Of course, there are smarter ways of using this layer, as demostrated by YOLOv3. The parameter by_channels determines self.axis (if True is 3, else is 0), to perfmorm the correct concatenation.

In particular, those are the definitions of the forward and backward functions in NumPyNet:

def forward(self, network):
	'''
	Concatenate along chosen axis the outputs of selected network layers
	In main CNN applications, like YOLOv3, the concatenation happens channels wise

	Parameters:
		network : Network object type.
	'''

	self.output = np.concatenate([network[layer_idx] for layer_idx in self.input_layers], axis=self.axis)

Where self.input_layers is the list of indexes at which the chosen layers are located in the network (starting at 1, since 0 is always an Input Layer). As you can see, is a simple concatenation by the correct axis.

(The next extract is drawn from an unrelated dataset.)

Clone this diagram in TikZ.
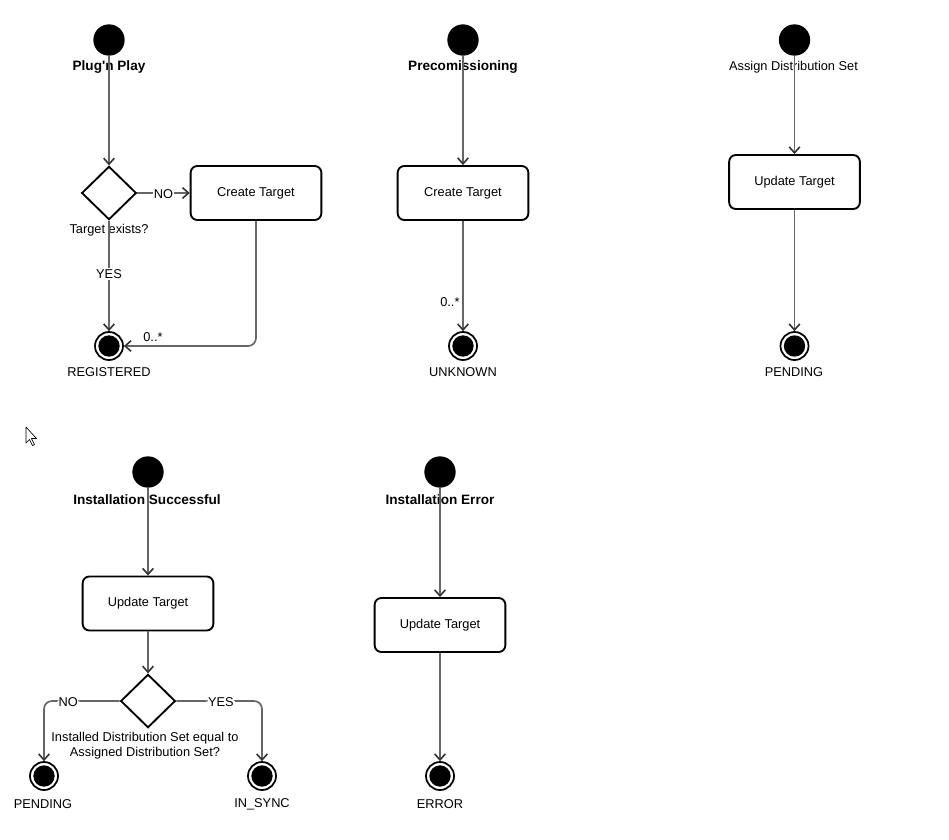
\documentclass[tikz,border=0pt]{standalone}
\usepackage{fontspec}
\setmainfont{Liberation Sans}[Ligatures=TeXOff]
\usepackage{tikz}
\usetikzlibrary{arrows.meta, shapes.geometric, positioning, calc}
\definecolor{flowgray}{HTML}{666666}
\definecolor{tipgray}{HTML}{333333}
\newcommand{\umlfont}{\fontsize{9.6}{11.25}\selectfont}

\tikzset{
  startstate/.style={circle, fill=black, minimum size=23.5pt, inner sep=0pt},
  finalstate/.style={circle, draw=black, line width=1.3pt, fill=white,
    minimum size=21pt, inner sep=0pt,
    path picture={\fill[black] (path picture bounding box.center) circle (8pt);}},
  actionbox/.style={rectangle, rounded corners=5pt, draw=black, line width=1.4pt,
    fill=white, minimum width=98pt, minimum height=40.5pt, font=\umlfont},
  choice/.style={diamond, draw=black, line width=1.4pt, fill=white,
    minimum width=41pt, minimum height=40pt, inner sep=0pt},
  flow/.style={draw=flowgray, line width=1.25pt,
    -{Straight Barb[length=4.5pt, width=8pt, line width=1.2pt, color=tipgray]}},
  guard/.style={fill=white, inner sep=1pt, font=\umlfont},
  caption/.style={inner sep=1pt, font=\umlfont},
  trigger/.style={inner sep=1pt, font=\fontsize{10.2}{12}\selectfont\bfseries}
}

\begin{document}
\begin{tikzpicture}[x=0.75pt, y=-0.75pt]
  \useasboundingbox (0,0) rectangle (949,839);

  %% Plug'n Play
  \node[startstate] (pnpStart) at (109,40) {};
  \node[trigger] (pnpLabel) at (109,67.5) {Plug'n Play};
  \node[choice] (pnpCheck) at (109,193) {};
  \node[caption] (pnpQuestion) at (109,230) {Target exists?};
  \node[actionbox] (pnpCreate) at (256,193) {Create Target};
  \node[finalstate] (pnpDone) at (109,346) {};
  \node[caption] (pnpState) at (109,372) {REGISTERED};

  \draw[flow] (pnpStart) -- (pnpCheck);
  \draw[flow] (pnpCheck) -- node[guard, yshift=-1pt] (pnpNo) {NO} (pnpCreate);
  \draw[flow] (pnpCheck) -- node[guard, pos=0.48] (pnpYes) {YES} (pnpDone);
  \draw[flow, rounded corners=6pt] (pnpCreate) |-
    node[caption, pos=0.89, above=2pt] (pnpMult) {0..*} (pnpDone);

  %% Precomissioning
  \node[startstate] (precStart) at (463,40) {};
  \node[trigger] (precLabel) at (463,67.5) {Precomissioning};
  \node[actionbox] (precCreate) at (463,193) {Create Target};
  \node[finalstate] (precDone) at (463,346) {};
  \node[caption] (precState) at (463,372) {UNKNOWN};

  \draw[flow] (precStart) -- (precCreate);
  \draw[flow] (precCreate) --
    node[caption, pos=0.74, left=1pt] (precMult) {0..*} (precDone);

  %% Assign Distribution Set
  \node[startstate] (assignStart) at (794.5,40) {};
  \node[caption] (assignLabel) at (793.5,67.5) {Assign Distribution Set};
  \node[actionbox] (assignUpdate) at (794.5,182) {Update Target};
  \node[finalstate] (assignDone) at (794.5,346) {};
  \node[caption] (assignState) at (794,372) {PENDING};

  \draw[flow] (assignStart) -- (assignUpdate);
  \draw[flow] (assignUpdate) -- (assignDone);

  %% Installation Successful
  \node[startstate] (okStart) at (148,472) {};
  \node[trigger] (okLabel) at (147,499.5) {Installation Successful};
  \node[actionbox] (okUpdate) at (148,603.5) {Update Target};
  \node[choice] (okCheck) at (148,701) {};
  \node[caption, align=center] (okQuestion) at (145,746)
    {Installed Distribution Set equal to\\Assigned Distribution Set?};
  \node[finalstate] (okPending) at (44,776) {};
  \node[caption] (okPendingState) at (43,804) {PENDING};
  \node[finalstate] (okSync) at (262,776) {};
  \node[caption] (okSyncState) at (262,804) {IN\_SYNC};

  \draw[flow] (okStart) -- (okUpdate);
  \draw[flow] (okUpdate) -- (okCheck);
  \draw[flow, rounded corners=6pt] (okCheck) -|
    node[guard, pos=0.34, yshift=-1pt] (okNo) {NO} (okPending);
  \draw[flow, rounded corners=6pt] (okCheck) -|
    node[guard, pos=0.26, yshift=-1pt] (okYes) {YES} (okSync);

  %% Installation Error
  \node[startstate] (errStart) at (440,472) {};
  \node[trigger] (errLabel) at (440,499.5) {Installation Error};
  \node[actionbox] (errUpdate) at (440,625) {Update Target};
  \node[finalstate] (errDone) at (440,776) {};
  \node[caption] (errState) at (440,804) {ERROR};

  \draw[flow] (errStart) -- (errUpdate);
  \draw[flow] (errUpdate) -- (errDone);

  %% mouse pointer
  \draw[fill=white, line width=0.5pt, line join=round]
    (26,427) -- (26,443) -- (29.5,439.5) -- (32.5,445.5) -- (34.5,444.5)
    -- (31.5,438.5) -- (36.5,438.5) -- cycle;
\end{tikzpicture}
\end{document}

And this is the definition of backward:

def backward(self, delta, network):
	'''
	Sum self.delta to the correct layer delta on the network

	Parameters:
		delta  : 4-d numpy array, network delta to be backpropagated
		network: Network object type.
	'''

	if self.axis == 3:            # this works for concatenation by channels axis
		channels_sum = 0
		for idx in self.input_layers:
			channels = network[idx].out_shape[3]
			network[idx].delta += delta[:,:,:, channels_sum : channels_sum + channels]
			channels_sum += channels

	elif self.axis == 0:          # this works for concatenation by batch axis
		batch_sum = 0
		for idx in self.self.input_layers:
			batches = network[idx].out_shape[0]
			network[idx].delta += delta[batch_sum : batch_sum + batches,:,:,:]
			batch_sum += batches

in this case, self.delta of the correspoding layer is updated taking into consideration the dimensions: if the first layer has 3 channels, the only the first 3 channels of delta are passed to it.